In the instant action, the motion to strike was not overbroad and was directed solely to the witness' estimate of damage which was admittedly based on noncompensable factors. Therefore, the trial judge should have stricken the estimate. People v. Dunn, 46 Cal.2d 639, 297 P.2d 964. Furthermore, the testimony of such witness was the only expert testimony offered on behalf of respondent. The only other witness for respondent was himself, and the major portion of his testimony was admittedly based on information not of his own knowledge but that which had been told him by his accountants and by his expert witness. Thus, the trial court had no testimony whatsoever on the question of the amount of compensable damage done to plaintiff's property by the construction of the improvement which was not colored by the inclusion and consideration of noncompensable factors. That the trial judge himself was dissatisfied with the extent of the evidence for respondent on the question of damages is implicit in his award of only one-third of the damages estimated by the expert and was expressed at one stage of the trial where he complained that the evidence on this matter was too ‘stetchy’ for his liking.
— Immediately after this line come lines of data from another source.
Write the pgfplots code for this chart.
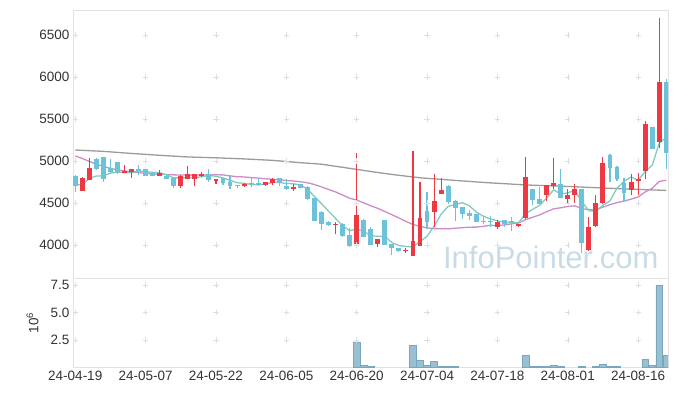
\documentclass[border=0pt]{standalone}
\usepackage{pgfplots}
\pgfplotsset{compat=1.18}
\usepackage{pgfplotstable}
\usepackage{fontspec}
\setmainfont{Liberation Sans}
\definecolor{cup}{RGB}{239,57,66}
\definecolor{cdn}{RGB}{108,194,217}
\definecolor{cmaa}{RGB}{130,202,192}
\definecolor{cmab}{RGB}{204,140,200}
\definecolor{cmac}{RGB}{155,155,155}
\definecolor{cvol}{RGB}{152,192,208}
\definecolor{cvold}{RGB}{120,166,188}
\definecolor{cgrid}{RGB}{222,222,222}
\definecolor{cframe}{RGB}{226,226,226}
\definecolor{cwm}{RGB}{200,219,230}
\definecolor{ctext}{RGB}{51,51,51}

% up (red) candles: index open high low close
\pgfplotstableread{
i o h l c
1 4647 4810 4640 4801
2 4774 5030 4770 4920
7 4861 4950 4855 4881
8 4873 4910 4800 4908
12 4825 4889 4820 4853
15 4706 4830 4679 4825
16 4782 4935 4780 4845
17 4786 4845 4702 4842
18 4821 4869 4815 4849
20 4762 4790 4730 4786
24 4706 4735 4690 4730
27 4714 4755 4700 4750
28 4738 4795 4714 4790
31 4663 4722 4639 4694
37 4238 4274 4127 4254
40 4008 5092 4000 4357
43 4016 4075 3976 4071
47 3925 3968 3901 3944
48 3873 5119 3870 4051
49 3992 4746 3990 4321
51 4397 4849 4220 4524
52 4611 4794 4605 4658
60 4218 4298 4194 4274
63 4222 4255 4215 4250
64 4321 5052 4315 4809
67 4599 4715 4524 4710
68 4706 5032 4667 4738
70 4552 4667 4496 4595
71 4595 4730 4500 4663
73 3937 4330 3929 4211
74 4226 4592 4220 4500
75 4496 5050 4490 4972
79 4655 4845 4595 4746
80 4762 4861 4595 4782
81 4885 5480 4782 5440
83 5230 6698 5151 5944
}\upT

% down (blue) candles
\pgfplotstableread{
i o h l c
0 4821 4830 4627 4706
3 5024 5030 4893 4908
4 5048 5050 4754 4782
5 4920 5024 4850 4865
6 4988 4990 4842 4869
9 4905 4950 4833 4885
10 4905 4910 4820 4825
11 4860 4870 4820 4825
13 4825 4830 4780 4790
14 4794 4800 4675 4702
19 4842 4905 4750 4774
21 4798 4800 4710 4738
22 4750 4830 4671 4706
23 4718 4720 4675 4706
25 4738 4800 4690 4726
26 4742 4800 4706 4718
29 4798 4800 4706 4742
30 4706 4782 4660 4667
32 4722 4730 4675 4683
33 4694 4700 4540 4548
34 4560 4565 4280 4286
35 4393 4400 4179 4254
36 4274 4280 4226 4238
38 4246 4266 4100 4111
39 4119 4202 3980 3992
41 4298 4305 4090 4095
42 4190 4211 4000 4004
44 4298 4300 4000 4004
45 4012 4015 3881 3968
46 3968 3970 3920 3925
50 4405 4627 4187 4274
53 4706 4710 4488 4516
54 4524 4536 4282 4445
55 4452 4455 4310 4373
56 4381 4417 4298 4349
57 4369 4372 4270 4278
58 4286 4337 4250 4274
59 4280 4341 4214 4270
61 4298 4300 4210 4254
62 4282 4329 4167 4270
65 4667 4670 4476 4536
66 4548 4694 4485 4488
69 4726 4901 4560 4563
72 4667 4670 3901 4020
76 5071 5080 4754 4920
77 4932 4945 4760 4782
78 4734 4794 4528 4623
82 5405 5410 5140 5147
84 5944 5976 4901 5099
}\dnT

% volume (millions)
\pgfplotstableread{
i v
40 2.32
41 0.19
42 0.10
48 2.04
49 0.68
50 0.19
51 0.59
52 0.10
53 0.10
54 0.10
64 1.12
65 0.10
66 0.10
67 0.10
68 0.19
69 0.10
72 0.10
74 0.10
75 0.28
76 0.10
77 0.10
81 0.74
82 0.19
83 7.45
84 1.12
}\volT

\begin{document}
\begin{tikzpicture}
\useasboundingbox (-73pt,-28.5pt) rectangle (604pt,367.5pt);
% ---------------- price panel ----------------
\begin{axis}[
  at={(0pt,89.5pt)}, anchor=south west,
  scale only axis, width=595pt, height=268pt,
  xmin=-0.32, xmax=84.25, ymin=3607, ymax=6798,
  xtick={0,10,...,80}, xticklabels={},
  ytick={4000,4500,5000,5500,6000,6500},
  axis line style={cframe},
  major tick length=0pt,
  tick label style={font=\fontsize{13.5}{14}\selectfont, text=ctext},
  /pgf/number format/1000 sep={},
  /pgf/number format/assume math mode=true,
]
\node[font=\fontsize{31}{31}\selectfont, text=cwm, anchor=base] at (rel axis cs:0.803,0.037) {InfoPointer.com};
\addplot[only marks, mark=+, mark size=2.6pt, color=cgrid, forget plot] coordinates {
(0,4000)(10,4000)(20,4000)(30,4000)(40,4000)(50,4000)(60,4000)(70,4000)(80,4000)
(0,4500)(10,4500)(20,4500)(30,4500)(40,4500)(50,4500)(60,4500)(70,4500)(80,4500)
(0,5000)(10,5000)(20,5000)(30,5000)(40,5000)(50,5000)(60,5000)(70,5000)(80,5000)
(0,5500)(10,5500)(20,5500)(30,5500)(40,5500)(50,5500)(60,5500)(70,5500)(80,5500)
(0,6000)(10,6000)(20,6000)(30,6000)(40,6000)(50,6000)(60,6000)(70,6000)(80,6000)
(0,6500)(10,6500)(20,6500)(30,6500)(40,6500)(50,6500)(60,6500)(70,6500)(80,6500)
};
% long moving average (grey)
\addplot[cmac, line width=1.3pt, forget plot] coordinates {
(0,5131)(4,5115)(8,5090)(12,5068)(16,5048)(20,5038)(24,5025)(28,5008)(32,4980)(35,4962)
(38,4925)(40,4900)(42,4875)(45,4840)(49,4800)(53,4775)(58,4745)(64,4715)(70,4697)(76,4675)(80,4662)(84,4650)
};
% 20-day moving average (pink)
\addplot[cmab, line width=1.3pt, forget plot] coordinates {
(0,5060)(1,5030)(2,4995)(3,4962)(4,4935)(5,4912)(6,4895)(7,4882)(8,4872)(9,4862)
(10,4853)(11,4847)(12,4842)(13,4838)(14,4835)(15,4833)(16,4832)(17,4832)(18,4833)(19,4833)
(20,4837)(21,4834)(22,4823)(23,4813)(24,4810)(25,4803)(26,4796)(27,4789)(28,4783)(29,4776)
(30,4768)(31,4762)(32,4753)(33,4741)(34,4720)(35,4692)(36,4661)(37,4632)(38,4595)(39,4556)
(40,4535)(41,4502)(42,4467)(43,4436)(44,4399)(45,4361)(46,4322)(47,4281)(48,4244)(49,4223)
(50,4204)(51,4195)(52,4194)(53,4192)(54,4200)(55,4206)(56,4212)(57,4213)(58,4221)(59,4235)
(60,4231)(61,4239)(62,4252)(63,4261)(64,4301)(65,4330)(66,4358)(67,4396)(68,4431)(69,4443)
(70,4459)(71,4466)(72,4434)(73,4419)(74,4421)(75,4451)(76,4480)(77,4505)(78,4522)(79,4546)
(80,4572)(81,4631)(82,4675)(83,4757)(84,4771)
};
% 5-day moving average (teal)
\addplot[cmaa, line width=1.3pt, forget plot] coordinates {
(0,4714)(1,4722)(2,4790)(3,4822)(4,4823)(5,4855)(6,4869)(7,4861)(8,4861)(9,4882)
(10,4874)(11,4865)(12,4859)(13,4836)(14,4799)(15,4799)(16,4803)(17,4801)(18,4813)(19,4827)
(20,4819)(21,4798)(22,4771)(23,4742)(24,4733)(25,4721)(26,4717)(27,4726)(28,4743)(29,4745)
(30,4733)(31,4729)(32,4715)(33,4667)(34,4576)(35,4493)(36,4402)(37,4316)(38,4229)(39,4170)
(40,4190)(41,4162)(42,4112)(43,4104)(44,4106)(45,4028)(46,3994)(47,3982)(48,3978)(49,4042)
(50,4103)(51,4223)(52,4366)(53,4459)(54,4483)(55,4503)(56,4468)(57,4392)(58,4344)(59,4309)
(60,4289)(61,4270)(62,4268)(63,4264)(64,4371)(65,4424)(66,4471)(67,4559)(68,4656)(69,4607)
(70,4619)(71,4654)(72,4516)(73,4410)(74,4398)(75,4473)(76,4525)(77,4677)(78,4759)(79,4809)
(80,4771)(81,4875)(82,4948)(83,5212)(84,5282)
};
% wicks
\addplot[draw=none, mark=none, forget plot,
  error bars/.cd, y dir=plus, y explicit, error mark=none,
  error bar style={line width=1.1pt, draw=cup}]
  table[x=i, y=l, y error plus expr=\thisrow{h}-\thisrow{l}] {\upT};
\addplot[draw=none, mark=none, forget plot,
  error bars/.cd, y dir=plus, y explicit, error mark=none,
  error bar style={line width=1.1pt, draw=cdn}]
  table[x=i, y=l, y error plus expr=\thisrow{h}-\thisrow{l}] {\dnT};
% bodies
\addplot[draw=none, mark=none, forget plot,
  error bars/.cd, y dir=plus, y explicit, error mark=none,
  error bar style={line width=4.9pt, draw=cup}]
  table[x=i, y=o, y error plus expr=\thisrow{c}-\thisrow{o}] {\upT};
\addplot[draw=none, mark=none, forget plot,
  error bars/.cd, y dir=plus, y explicit, error mark=none,
  error bar style={line width=4.9pt, draw=cdn}]
  table[x=i, y=c, y error plus expr=\thisrow{o}-\thisrow{c}] {\dnT};
\end{axis}
% ---------------- volume panel ----------------
\begin{axis}[
  at={(0pt,0pt)}, anchor=south west,
  scale only axis, width=595pt, height=89.5pt,
  xmin=-0.32, xmax=84.25, ymin=0, ymax=8.14,
  xtick={0,10,...,80},
  xticklabels={24-04-19,24-05-07,24-05-22,24-06-05,24-06-20,24-07-04,24-07-18,24-08-01,24-08-16},
  ytick={2.5,5,7.5},
  yticklabel style={/pgf/number format/fixed, /pgf/number format/precision=1, /pgf/number format/fixed zerofill},
  axis line style={cframe},
  major tick length=0pt,
  tick label style={font=\fontsize{13.5}{14}\selectfont, text=ctext},
  /pgf/number format/assume math mode=true,
  ylabel={10\textsuperscript{6}},
  ylabel style={font=\fontsize{13.5}{14}\selectfont, text=ctext, at={(axis description cs:-0.068,0.5)}, anchor=center, rotate=0},
]
\addplot[only marks, mark=+, mark size=2.6pt, color=cgrid, forget plot] coordinates {
(0,2.5)(10,2.5)(20,2.5)(30,2.5)(40,2.5)(50,2.5)(60,2.5)(70,2.5)(80,2.5)
(0,5)(10,5)(20,5)(30,5)(40,5)(50,5)(60,5)(70,5)(80,5)
(0,7.5)(10,7.5)(20,7.5)(30,7.5)(40,7.5)(50,7.5)(60,7.5)(70,7.5)(80,7.5)
};
\addplot[ybar, bar width=6.6pt, bar shift=0pt, fill=cvol, draw=cvold, line width=0.6pt, forget plot]
  table[x=i, y=v] {\volT};
\end{axis}
\end{tikzpicture}
\end{document}
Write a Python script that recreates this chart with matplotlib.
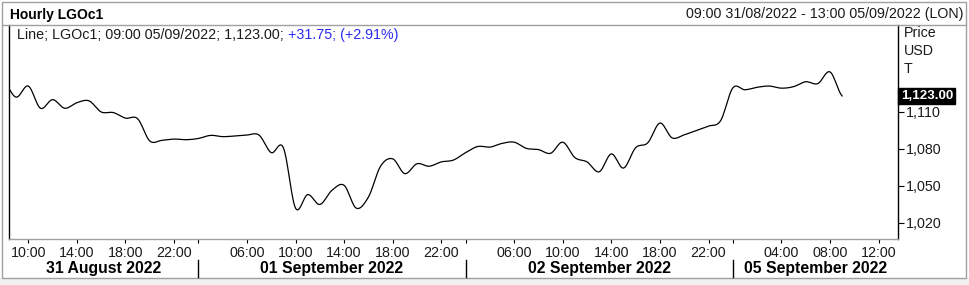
import numpy as np
import matplotlib
matplotlib.use('Agg')
import matplotlib.pyplot as plt
import matplotlib.transforms as mtransforms
from matplotlib.patches import Rectangle
from matplotlib.lines import Line2D

plt.rcParams['font.family'] = ['Liberation Sans', 'DejaVu Sans']

W, H = 969, 285  # output size in pixels
FS = 10.3        # regular text size

# --- data -----------------------------------------------------------------
ric = 'LGOc1'
day_labels = ['31 August 2022', '01 September 2022', '02 September 2022', '05 September 2022']
# hourly bars of each session (London time); Monday's session opens Sunday 23:00
session_hours = [list(range(8, 23)), list(range(1, 23)), list(range(1, 23)), [23] + list(range(0, 14))]
tick_hours = [[10, 14, 18, 22], [6, 10, 14, 18, 22], [6, 10, 14, 18, 22], [4, 8, 12]]
divider_hours = [None, 2, 2, 0]

# hourly prices (USD/T), 31 Aug 08:00 -> 05 Sep 09:00
prices_aug31 = [1134, 1122, 1131, 1113, 1120, 1113, 1117.5, 1119, 1110, 1109.5,
                1105, 1104.5, 1086.5, 1087, 1088]
prices_sep01 = [1087.5, 1088.5, 1091, 1090, 1090.5, 1091.3, 1091.2, 1077, 1081, 1032,
                1043, 1035, 1046.5, 1050.5, 1032, 1041, 1066, 1072, 1060, 1068,
                1066, 1069.5]
prices_sep02 = [1071, 1077, 1082, 1081.5, 1084.5, 1085.5, 1080.5, 1079.5, 1076.5, 1085.5,
                1073, 1069.5, 1061.5, 1076, 1064.5, 1081, 1085, 1101, 1089, 1091.5,
                1095, 1098.5]
prices_sep05 = [1103, 1129.5, 1128, 1130, 1131, 1129.3, 1130.5, 1134.5, 1133, 1142.5, 1123]
prev_close = 1091.25
last_time = '09:00 05/09/2022'
y_ticks = [1020, 1050, 1080, 1110]
range_text = '09:00 31/08/2022 - 13:00 05/09/2022 (LON)'

prices = np.array(prices_aug31 + prices_sep01 + prices_sep02 + prices_sep05)


def px(x, y):
    return x / W, 1 - y / H


def catmull_rom(y, n=12):
    # smooth curve through the hourly points, like the terminal's line style
    p = np.concatenate([[y[0]], y, [y[-1]]])
    t = np.linspace(0, 1, n, endpoint=False)
    xs, ys = [], []
    for i in range(len(y) - 1):
        p0, p1, p2, p3 = p[i], p[i + 1], p[i + 2], p[i + 3]
        seg = 0.5 * (2 * p1 + (-p0 + p2) * t + (2 * p0 - 5 * p1 + 4 * p2 - p3) * t ** 2
                     + (-p0 + 3 * p1 - 3 * p2 + p3) * t ** 3)
        xs.append(i + t)
        ys.append(seg)
    xs.append([len(y) - 1])
    ys.append([y[-1]])
    return np.concatenate(xs), np.concatenate(ys)


# bar positions
starts = np.cumsum([0] + [len(h) for h in session_hours[:-1]])
major_pos, major_lab, divider_pos = [], [], []
for s, hrs, ticks, div in zip(starts, session_hours, tick_hours, divider_hours):
    for k, h in enumerate(hrs):
        if h in ticks and not (div == 0 and k == 0):
            major_pos.append(s + k)
            major_lab.append(f'{h:02d}:00')
        if div is not None and h == div:
            divider_pos.append(s + k)

fig = plt.figure(figsize=(W / 100, H / 100), dpi=100)
fig.patch.set_facecolor('white')

# window chrome
fig.patches.append(Rectangle(px(0, 285), 1, 7 / H, transform=fig.transFigure,
                             facecolor='#f0f0f0', edgecolor='none', zorder=0))
fig.patches.append(Rectangle(px(1.5, 278), 964 / W, 276.5 / H, transform=fig.transFigure,
                             facecolor='none', edgecolor='#a0a0a0', lw=1.0, zorder=1))
fig.lines.append(Line2D([1.5 / W, 965.5 / W], [1 - 24.5 / H] * 2, transform=fig.transFigure,
                        color='#a0a0a0', lw=1.0))

ax = fig.add_axes([9 / W, (H - 239) / H, (898 - 9) / W, (239 - 25) / H])
ax.set_facecolor('white')
xs, ys = catmull_rom(prices)
ax.plot(xs, ys, color='black', lw=0.9, solid_joinstyle='round')

ax.set_xlim(0.41, 73.6)
ax.set_ylim(1007.0, 1180.5)

for side in ['left', 'right']:
    ax.spines[side].set_color('black')
    ax.spines[side].set_linewidth(1.0)
ax.spines['top'].set_visible(False)
ax.spines['bottom'].set_color('#a0a0a0')
ax.spines['bottom'].set_linewidth(1.0)

ax.set_xticks(major_pos)
ax.set_xticklabels(major_lab)
ax.set_xticks(divider_pos, minor=True)
ax.tick_params(axis='x', which='both', direction='out', length=3, width=0.8, color='black',
               labelsize=FS, pad=2, labelcolor='#1a1a1a')

ax.yaxis.tick_right()
ax.set_yticks(y_ticks)
ax.set_yticklabels([f'{v:,}' for v in y_ticks])
ax.tick_params(axis='y', direction='out', length=4, width=0.8, color='black',
               labelsize=FS, pad=2, labelcolor='#1a1a1a')

# day dividers and labels under the hour ticks
blend = mtransforms.blended_transform_factory(ax.transData, fig.transFigure)
for d in divider_pos:
    fig.lines.append(Line2D([d, d], [1 - 260 / H, 1 - 277 / H], transform=blend,
                            color='black', lw=1.0))
edges = [ax.get_xlim()[0]] + divider_pos + [ax.get_xlim()[1]]
for i, lab in enumerate(day_labels):
    ax.text((edges[i] + edges[i + 1]) / 2, 1 - 268 / H, lab, transform=blend,
            ha='center', va='center', fontsize=11.3, fontweight='bold', color='black')

# header texts
fig.text(*px(10, 14.5), f'Hourly {ric}', ha='left', va='center', fontsize=10,
         fontweight='bold', color='black')
fig.text(*px(963, 14), range_text, ha='right', va='center', fontsize=FS, color='#1a1a1a')

last = prices[-1]
chg = last - prev_close
pct = chg / prev_close * 100
t1 = fig.text(*px(17, 35), f'Line; {ric}; {last_time}; {last:,.2f}; ', ha='left',
              va='center', fontsize=FS, color='#1a1a1a')
fig.canvas.draw()
bb = t1.get_window_extent()
fig.text(bb.x1 / W, 1 - 35 / H, f'{chg:+.2f}; ({pct:+.2f}%)', fontsize=FS, color='#2b2bef',
         ha='left', va='center')

# unit labels on the price scale
for yy, s in zip([33, 51, 69], ['Price', 'USD', 'T']):
    fig.text(*px(904, yy), s, ha='left', va='center', fontsize=FS, color='#1a1a1a')

# last price marker
ax.annotate(f'{last:,.2f}', xy=(1, last), xycoords=('axes fraction', 'data'),
            xytext=(2, 0), textcoords='offset points', ha='left', va='center',
            fontsize=9.6, fontweight='bold', color='white',
            bbox=dict(boxstyle='square,pad=0.18', facecolor='black', edgecolor='black'),
            annotation_clip=False)

fig.savefig('out.png', dpi=100)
Respondent earnestly contends that the award of only one-third the damages estimated by the expert witness impliedly indicated that the trial judge excluded from his consideration of the damages all those which were due to such noncompensable injury as that caused by diversion of traffic. However, a close inspection and analysis of the evidence discloses that the trial judge had no competent proof to guide him in computing the extent of the detriment suffered by virtue of compensable injuries and consequently he was not in a position to calculate with a fair degree of accuracy the extent of the damages. Therefore, the evidence on the issue of the amount of compensable injury done to respondent's property is insufficient.

The judgment is affirmed as to the issue of liability; it is reversed as to the amount of the award of damages.

MOORE, Presiding Justice.

FOX and ASHBURN, JJ., concur. Hearing denied; TRAYNOR, J., dissenting.